(intelligonews.it) - «Ora toccherà anche a Tunisia, Marocco, Algeria e Libia».

«Non possiamo definire un golpe quello che sta accadendo in queste ore in Egitto, perché la popolazione festeggia la liberazione dal regime dei Fratelli Musulmani». Magdi Cristiano Allam, intervistato da IntelligoNews, né è sicuro: «Se proprio vogliamo parlare di golpe, definiamolo golpe popolare, introducendolo come nuova categoria».

Perché non possiamo parlare di colpo di stato in Egitto?

«Così com’è stato un errore madornale parlare di primavera araba – l’ho definita la più grande menzogna mediatica del terzo millennio –, è altrettanto sbagliato parlare ora di golpe militare quello che sta avvenendo in Egitto».

Perché?

«Quattordici milioni di egiziani sono scesi in piazza e hanno raccolto 22 milioni di firme (tutte certificate tra l’altro) per chiedere le dimissioni del presidente egiziano Mohamed Morsi. Se proprio volessimo parlare di golpe (come ha fatto questa mattina il Corriere della Sera), dovremmo parlare di “golpe popolare”, introducendolo come nuova categoria. Di solito i colpi di Stato si accompagnano ad immagini tristi di militari che irrompono sulla scena con la gente chiusa in casa succube di un’ingiustizia. Le è sembrato di vedere queste scene?».

Non proprio.

«Ecco: ieri in Egitto la gente era gioiosa, festeggiava. Nelle piazze c’erano fuochi d’artificio, gli elicotteri che sorvolavano la città esponevano la bandiera nazionale…».

Quindi?

«Quindi possiamo definire quello di ieri  un intervento dell’esercito attuato nel momento in cui la popolazione, in maggioranza, si è riversata nelle piazze per chiedere le dimissioni del regime dei Fratelli Musulmani».

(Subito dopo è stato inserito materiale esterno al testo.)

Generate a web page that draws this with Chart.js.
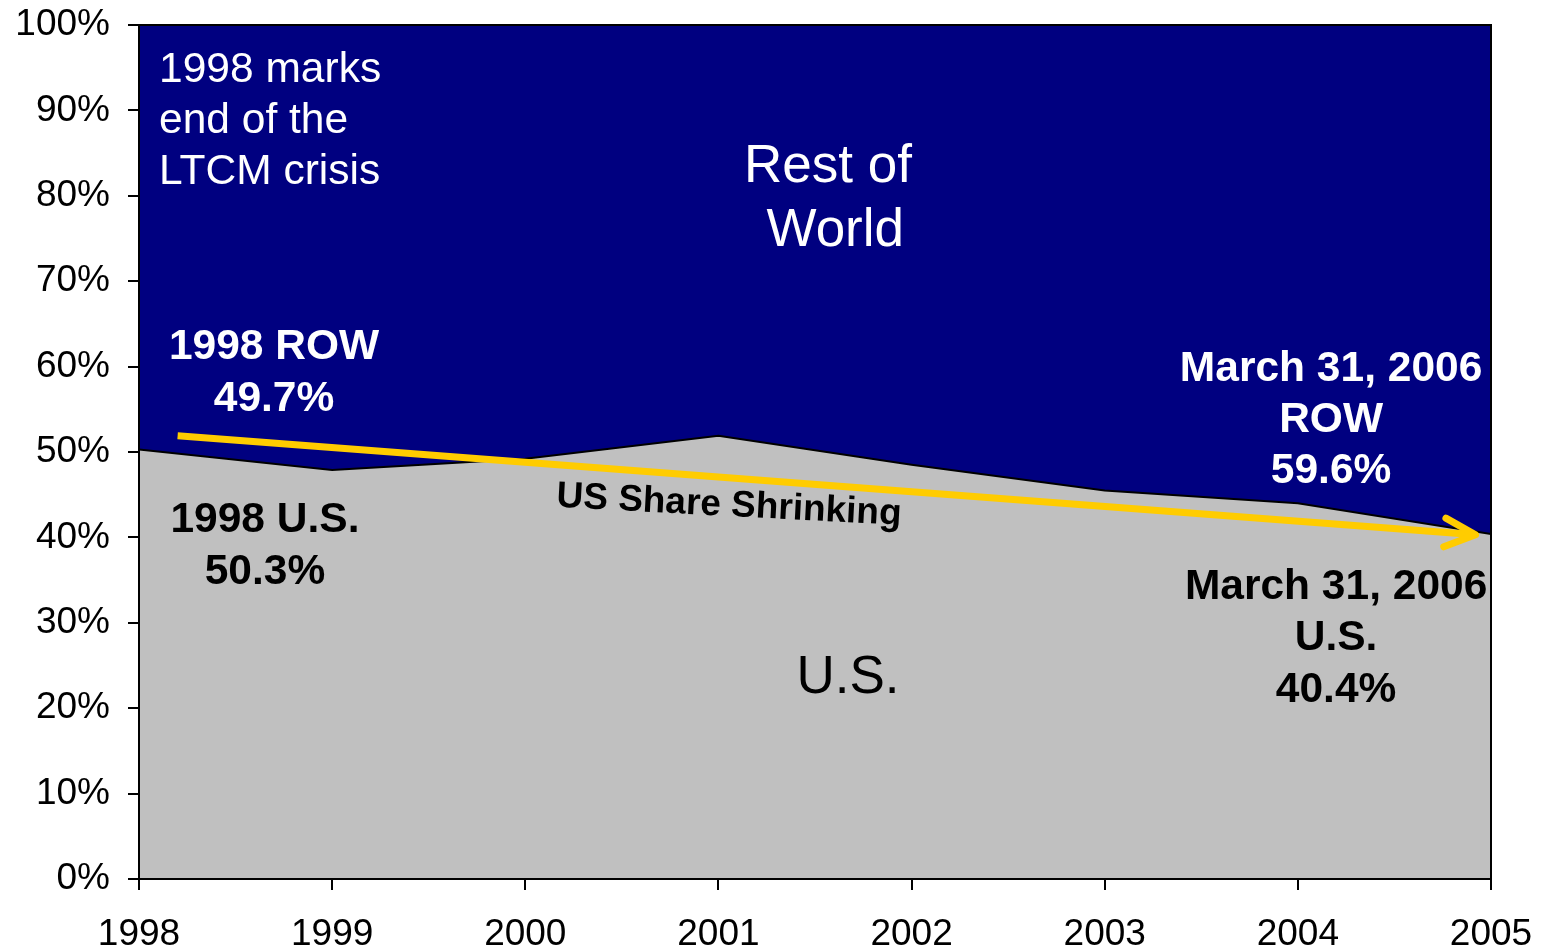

Dove hanno fallito Morsi e il suo governo?

«Si sono rivelat inadeguati a gestire uno Stato moderno e a rispondere alla necessità primaria di dare pane e lavoro agli egiziani, ai giovani soprattutto. Pensi che su 83milioni di egiziani, oltre il 40% vive al di sotto della soglia di povertà».

Possiamo dire che è tramontata la via islamica?

«In Egitto abbiamo assistito al fallimento dei Fratelli Musulmani nella loro stessa patria (nacquero nel 1928 proprio in Egitto). Il mio auspicio, ora, è che il loro fallimento in Egitto possa, per effetto domino, avvenire anche in Marocco, in Tunisia, in Algeria, in Libia. E spero che l’Occidente impari  la lezione e la smetta di sostenere, soprattutto in Siria, i terroristi islamici di Al Queda. Deve rendersi conto che tra un regime militare laico, non democratico così per come noi concepiamo la democrazia, e una burocrazia islamica di per sé dittatoriale, è preferibile un regime militare».

Anche se, come ha appena detto lei, non è democratico?

«Bisogna porgli dei paletti, esigendo il rispetto dei diritti fondamentali della persona ed esigendo una dialettica interna che non necessariamente  deve tradursi nello scimmiottamento di quello che è la democrazia nel mondo. Proprio perché le situazioni cambiano».

Quella egiziana è cambiata?

«L’Egitto da settemila anni ha sempre avuto dei regimi centralistici, sostanzialmente autocratici».

Ma queste primavere arabe sono servite oppure no? Stiamo assistendo a un ritorno al passato?

«No, perché è sbagliato parlare di primavera araba immaginando che siano state delle rivolte popolari atte a stabilire la democrazia».

Cosa hanno rappresentato, dunque?

«Rivolte per il lavoro e per l’occupazione abilmente sfruttate dai Fratelli Musulmani per cogliere l’opportunità di strumentalizzare le elezioni ed accedere al potere. E questo l’hanno potuto fare con la connivenza con l’Occidente, che vi ha stretto un patto fin dal 2005, dando a loro l’opportunità di essere legittimati in cambio della collaborazione nell’uccidere Bin Laden».

Ci sono riusciti?

«Solo inizialmente. Perché i Fratelli Musulmani, oggi, sono al potere in diversi Stati del Medio Oriente mentre Al Queda è più forte di quanto non lo fosse l’11 settembre del 2001».